Siendo niño, mi padre y yo en el ruedo de Vista Alegre. Para mí aquello era sorprendente. ¡Misa en el ruedo, fuera de recinto sagrado! De niño alguien te cuenta que iglesia es el lugar destinado a celebrar la misa. Y te lo crees, porque lo ves. Hasta aquel día. Mi padre, dos aficionados de Salamanca, un torero viejo que me causaba un respeto imponente, gente del toro, un altar y el cura. Ese día tuve la extraña sensación de pertenecer a una iglesia disidente, a veces ortodoxa, a veces heterodoxa, la mía, la de mi padre, la nuestra, la del toro. Y se me vino a la cabeza que si allí se celebraba la misa aquella debía ser también la casa de Dios. Era un niño.

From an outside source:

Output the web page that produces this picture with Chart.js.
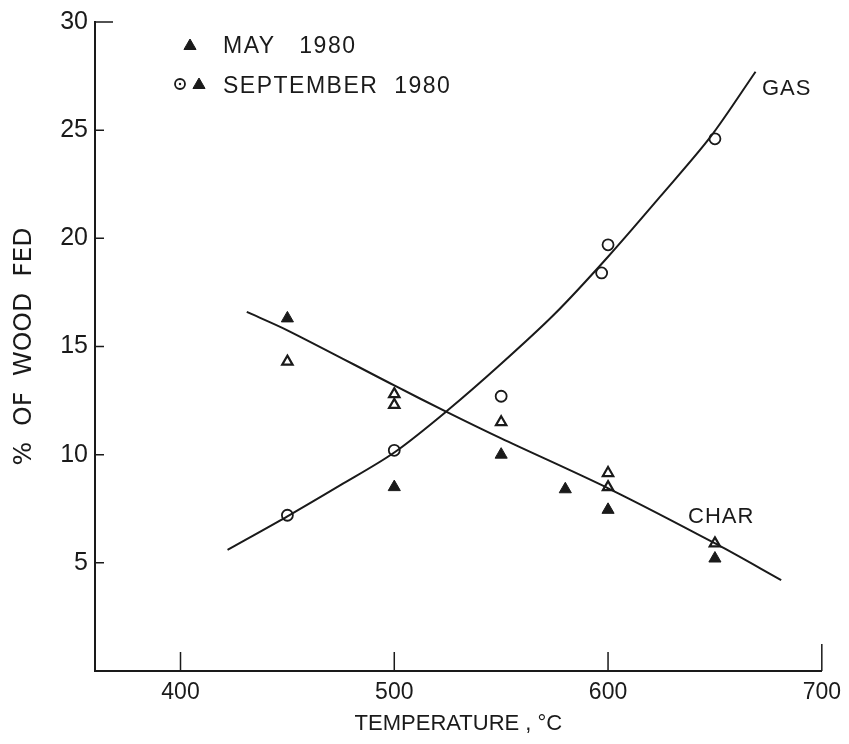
<!DOCTYPE html>
<html>
<head>
<meta charset="utf-8">
<script src="https://cdn.jsdelivr.net/npm/chart.js@4/dist/chart.umd.min.js"></script>
<style>
  html, body { margin: 0; padding: 0; background: #fff; }
  #wrap { width: 849px; height: 744px; }
</style>
</head>
<body>
<div id="wrap"><canvas id="chart" width="849" height="744"></canvas></div>
<script>
// ===== data =====
const xTicks = [400, 500, 600, 700];
const yTicks = [5, 10, 15, 20, 25, 30];

// fitted curves
const gasCurveX = [422, 450, 475, 500, 525, 550, 575, 600, 625, 648, 669];
const gasCurveY = [5.6, 7.15, 8.6, 10.1, 12.05, 14.2, 16.5, 19.15, 22.0, 24.7, 27.7];
const charCurveX = [431, 450, 500, 524, 550, 601, 651, 681];
const charCurveY = [16.6, 15.75, 13.2, 12.0, 10.75, 8.4, 5.85, 4.2];

// September 1980 gas (circles)
const gasSepX = [450, 500, 550, 597, 600, 650];
const gasSepY = [7.2, 10.2, 12.7, 18.4, 19.7, 24.6];
// May 1980 char (filled triangles)
const charMayX = [450, 500, 550, 580, 600, 650];
const charMayY = [16.3, 8.5, 10.0, 8.4, 7.45, 5.2];
// September 1980 char (open triangles)
const charSepX = [450, 500, 500, 550, 600, 600, 650];
const charSepY = [14.3, 12.8, 12.3, 11.5, 9.15, 8.5, 5.9];

const ink = '#1a1a1a';
const pts = (xs, ys) => xs.map((x, i) => ({ x: x, y: ys[i] }));

// ========== 内向刻度、图例、曲线标注 ==========
const decorPlugin = {
    id: 'decor',
    afterDraw(chart) {
        const ctx = chart.ctx;
        const xs = chart.scales.x, ys = chart.scales.y;
        const left = chart.chartArea.left, bottom = chart.chartArea.bottom;
        ctx.save();
        ctx.strokeStyle = ink;
        ctx.lineWidth = 1.5;
        ctx.beginPath();
        yTicks.forEach(v => {
            const py = ys.getPixelForValue(v);
            ctx.moveTo(left, py);
            ctx.lineTo(left + (v === 30 ? 18 : 9), py);
        });
        xTicks.forEach(v => {
            const px = xs.getPixelForValue(v);
            ctx.moveTo(px, bottom);
            ctx.lineTo(px, bottom - (v === 700 ? 27 : 19));
        });
        ctx.stroke();

        // legend
        ctx.fillStyle = ink;
        ctx.strokeStyle = ink;
        ctx.lineWidth = 1;
        Chart.helpers.drawPoint(ctx, { pointStyle: 'triangle', radius: 7, borderWidth: 1 }, 190, 46);
        Chart.helpers.drawPoint(ctx, { pointStyle: 'triangle', radius: 7, borderWidth: 1 }, 199, 85);
        ctx.fillStyle = '#fff';
        ctx.lineWidth = 1.8;
        Chart.helpers.drawPoint(ctx, { pointStyle: 'circle', radius: 5, borderWidth: 1.8 }, 180, 84);
        ctx.fillStyle = ink;
        ctx.beginPath();
        ctx.arc(180, 84, 1.2, 0, Math.PI * 2);
        ctx.fill();

        ctx.font = '23px "Liberation Sans"';
        ctx.textBaseline = 'middle';
        ctx.textAlign = 'left';
        ctx.letterSpacing = '1.5px';
        ctx.fillText('MAY   1980', 223, 47);
        ctx.fillText('SEPTEMBER  1980', 223, 87);

        ctx.font = '22px "Liberation Sans"';
        ctx.letterSpacing = '1px';
        ctx.fillText('GAS', 762, 89);
        ctx.fillText('CHAR', 688, 517);
        ctx.restore();
    }
};

new Chart(document.getElementById('chart'), {
    type: 'scatter',
    data: {
        datasets: [
            {
                label: 'GAS',
                data: pts(gasCurveX, gasCurveY),
                showLine: true,
                borderColor: ink,
                borderWidth: 2,
                pointRadius: 0,
                tension: 0.3
            },
            {
                label: 'CHAR',
                data: pts(charCurveX, charCurveY),
                showLine: true,
                borderColor: ink,
                borderWidth: 2,
                pointRadius: 0,
                tension: 0.3
            },
            {
                label: 'SEPTEMBER 1980 gas',
                data: pts(gasSepX, gasSepY),
                pointStyle: 'circle',
                pointRadius: 5.5,
                pointBorderWidth: 1.8,
                pointBackgroundColor: '#fff',
                pointBorderColor: ink
            },
            {
                label: 'SEPTEMBER 1980 char',
                data: pts(charSepX, charSepY),
                pointStyle: 'triangle',
                pointRadius: 6,
                pointBorderWidth: 2.2,
                pointBackgroundColor: '#fff',
                pointBorderColor: ink
            },
            {
                label: 'MAY 1980',
                data: pts(charMayX, charMayY),
                pointStyle: 'triangle',
                pointRadius: 7,
                pointBorderWidth: 1,
                pointBackgroundColor: ink,
                pointBorderColor: ink
            }
        ]
    },
    options: {
        responsive: false,
        animation: false,
        layout: { padding: { left: 0, right: 26, top: 22, bottom: 0 } },
        plugins: {
            legend: { display: false },
            tooltip: { enabled: false }
        },
        scales: {
            x: {
                type: 'linear',
                min: 360,
                max: 700,
                afterBuildTicks: s => { s.ticks = xTicks.map(v => ({ value: v })); },
                afterFit: s => { s.height = 73; },
                grid: { drawOnChartArea: false, drawTicks: false },
                border: { display: true, color: ink, width: 2 },
                ticks: {
                    padding: 8,
                    color: ink,
                    font: { family: 'Liberation Sans', size: 23 }
                },
                title: {
                    display: true,
                    text: 'TEMPERATURE , °C',
                    color: ink,
                    padding: { top: 0, bottom: 7 },
                    font: { family: 'Liberation Sans', size: 22 }
                }
            },
            y: {
                type: 'linear',
                min: 0,
                max: 30,
                afterBuildTicks: s => { s.ticks = yTicks.map(v => ({ value: v })); },
                afterFit: s => { s.width = 95; },
                grid: { drawOnChartArea: false, drawTicks: false },
                border: { display: true, color: ink, width: 2 },
                ticks: {
                    padding: 7,
                    color: ink,
                    font: { family: 'Liberation Sans', size: 25 }
                },
                title: {
                    display: true,
                    text: '%  OF  WOOD  FED',
                    color: ink,
                    padding: { top: 9, bottom: 0 },
                    font: { family: 'DejaVu Sans', size: 25 }
                }
            }
        }
    },
    plugins: [decorPlugin]
});
</script>
</body>
</html>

Han pasado cincuenta años y ayer le rezaban al Pana en la plaza de Apizaco. A hombros el héroe. El jueves, a las 18:50 hora mexicana, el Pana se brincó la muerte. Con el mismo desparpajo con que se brincó la vida. A toda madre. Vivió como torero, ha muerto como torero. Veinte medallas cosidas al cuerpo, dos femoralazos por medio. El Brujo de Apizaco nació, fuera de tiempo, allá en Tlaxcala, la Pamplona mexicana. Condenado a ser Rodolfo Rodríguez, prefirió ser “El Pana”. Mantuvo un idilio algo putero con la México. Nadie tan teatral como él. Ni tan borracho, ni tan putero. Érase una vez un hombre a un habano pegado.
El sábado, en Apizaco, se celebró la misa funeral por su alma. Llegó a la plaza en una calesa tirada por un caballo blanco, bajo la lluvia. Las putas le lloran. Las de tacón dorado y pico colorado. Meretrices, suripantas, rameras, mesalinas que saciaron su hambre y calmaron su sed. Un clavel rojo en el ojal y una promesa de vida eterna. Tuvo de todo. ¡Vaya manera de morirte, cuate! Desde el tendido alguien gritó “El Pana está vivo”. Quedó solo “El Calafia”, su mozo de espadas. Dios te bendiga Pana por haber amado tanto. El próximo habano va por ti, torero.